Is it accurate to say you go for more of an American rock sound rather than the styles and rhythms that other Latin artists work with?
I guess my music has a lot of American influences in general, but it isn’t really rootsy. American rock was my first influence. There is something about electric guitars and the sounds of country or rootsy stuff that I really love. I’m not just using these sounds to be cool; it’s what I hear in my mind as I’m writing. If I was to do merengue, salsa, or bachata, it would be from an intellectual point of view. I probably wouldn’t listen to that kind of music in my car, but I do listen to Juan Luis Guerra and Rubén Blades. They get me into their world with their lyrics.
You have assembled a team of players and producers that you regularly call upon for your recordings.
Yes. Dan Warner has been with me on all four of my albums. On the first, he was a guitar player. On the second, I asked him and Lee Levin, who was the drummer, to coproduce two songs with me. I gave them a demo and told them to surprise me when we got to the studio—and I was happily surprised. I needed someone else’s ideas. They coproduced the third album with me. For 12 Historias, I had Dan take the lead on the production. I wanted to use all of my creative effort for the songwriting.

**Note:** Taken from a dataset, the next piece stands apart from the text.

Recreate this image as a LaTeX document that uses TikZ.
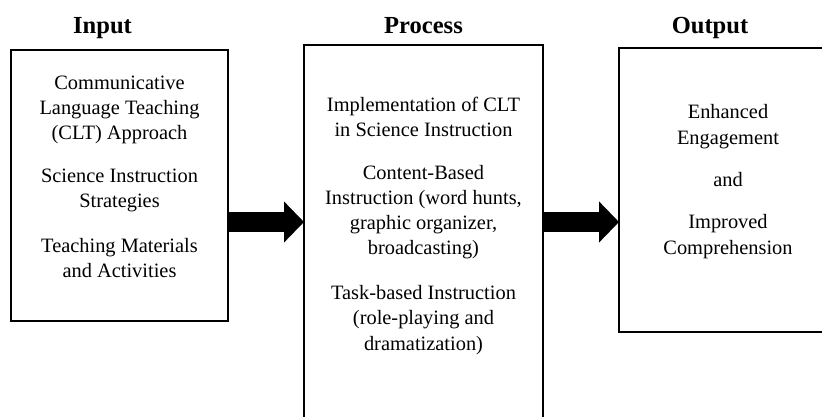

You can run out of ideas if you are writing and producing your own music. It’s different for me when I produce another artist, but having people come in with fresh ears to produce my own albums is great.
Do you write songs with English lyrics too?
I have problems writing in English. I cowrote something with Alejandro Sanz and Alicia Keyes that is half in English and half in Spanish called “Looking for Paradise” and I wrote a song [with English lyrics] for Banana Republic for their ad campaign. I have some songs I’ve written in English that I’ve never played for anyone. When I write in English, I don’t feel the same emotional feedback as when I am writing in Spanish. I can write English words that say what I want, that rhyme, and fit the music, but I don’t get the goose bumps that come when a special line comes to me in Spanish. Maybe it’s because English isn’t my first language, so my emotions aren’t as connected. It’s hard for me to know if something is good in English. Whenever I write melodies, chord progressions, or lyrics, I am looking for the emotional connection. I lose that if it becomes intellectual rather than a flow of creativity.
Will you continue producing other artists?
That’s been very tempting to me; a lot of good projects have been offered and I had to say no. If I get into producing someone else, it will take six months or a year of my time and creativity. I’m starting to wonder if there is a limit to the amount of creative energy you can put out. After producing someone, it can take me a year to feel like I want to create again. I’ve decided that since my career as an artist is going so well, I will give it priority. I finished 12 Historias in November 2011, and it was released in October 2012. I have the creative energy now and I am writing songs. I have to decide if I will use those for my own album or someone else’s.
In the past, when Ricky Martin called me to produce, I saw it as an amazing opportunity to work on pop and dance material with him. It was the same when I got the call to produce Alejandro Sanz. That was just after I released Tarde O Temprano and had spent a year promoting it. Producing and writing songs with Alejandro was an experience that was too good to pass up. But then it took me another year to get over writer’s block and begin 12 Historias. It took almost five years from Tarde O Temprano to 12 Historias. If I want to give a priority to my singer/songwriter career, I should release an album every two years. Producing projects for other artists has been great for me, but at the moment, I can’t wait to write another 12 stories. It’s exciting to me again.